Alors, l'épreuve du demi de blanc passée et de ses questions mine-de-ne-pas-vous-toucher, faisant de vous ce que vous étiez, Michel Moret se levait. Il déployait son humanité géante, vous tapait sur l'épaule et prenait la décision :
–Viens, on va se taper une fondue !
De Châtel-Saint-Denis ou des Paccots, on apercevait le lac. Moi, je regardais Moret. Ses yeux avides de curiosité, son menton volontaire, son front impénétrable. Il en avait vu passer, des hommes et des désirs, des livres et des plaisirs. J'admirais en lui le fils de paysans, l'ancien postier, puis bibliothécaire avant d'être éditeur : de ceux, vierges d'académie, qui se coltinent à la littérature, la domptent, se l'incorporent pour mieux l'incarner.

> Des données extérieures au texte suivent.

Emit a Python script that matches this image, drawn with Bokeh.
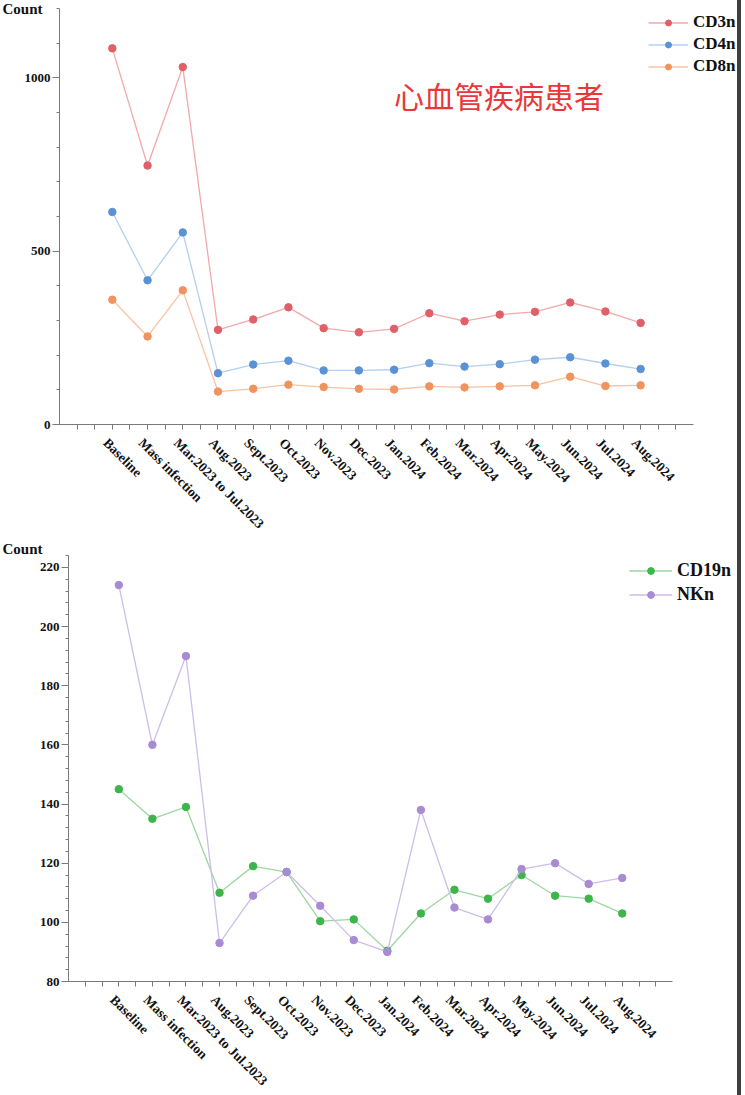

De ceux qui, accomplissant leur destin sans crainte ni amertume, absorbent la vie. Comme cette fondue dont il démêlait joyeusement les fils qui nous reliaient, totalement dans le présent de notre conversation. C'était le plus frappant chez lui : sa capacité d'être là, chassant le temps importun, dans le partage avec l'auteur – en même temps que d'anticiper l'avenir, non pas le sien mais celui de L'Aire, d'échafauder des plans de développement. Le prochain mot du dictionnaire sera oxymoret.
Que se passera-t-il après Michel Moret ? Je n'osais poser la question, par respect, par superstition, songeant que je me sentirais bien seul, et beaucoup d'autres. Je me disais qu’on avait le temps, tout le temps de fondues ou de promenades autour de sa grotte pour l'entendre évoquer ce qui seul comptait pour lui : l'émerveillement de la découverte de nouveaux textes. Et sa foi en la littérature en dépit des vents contraires et des faiseurs d'apocalypse.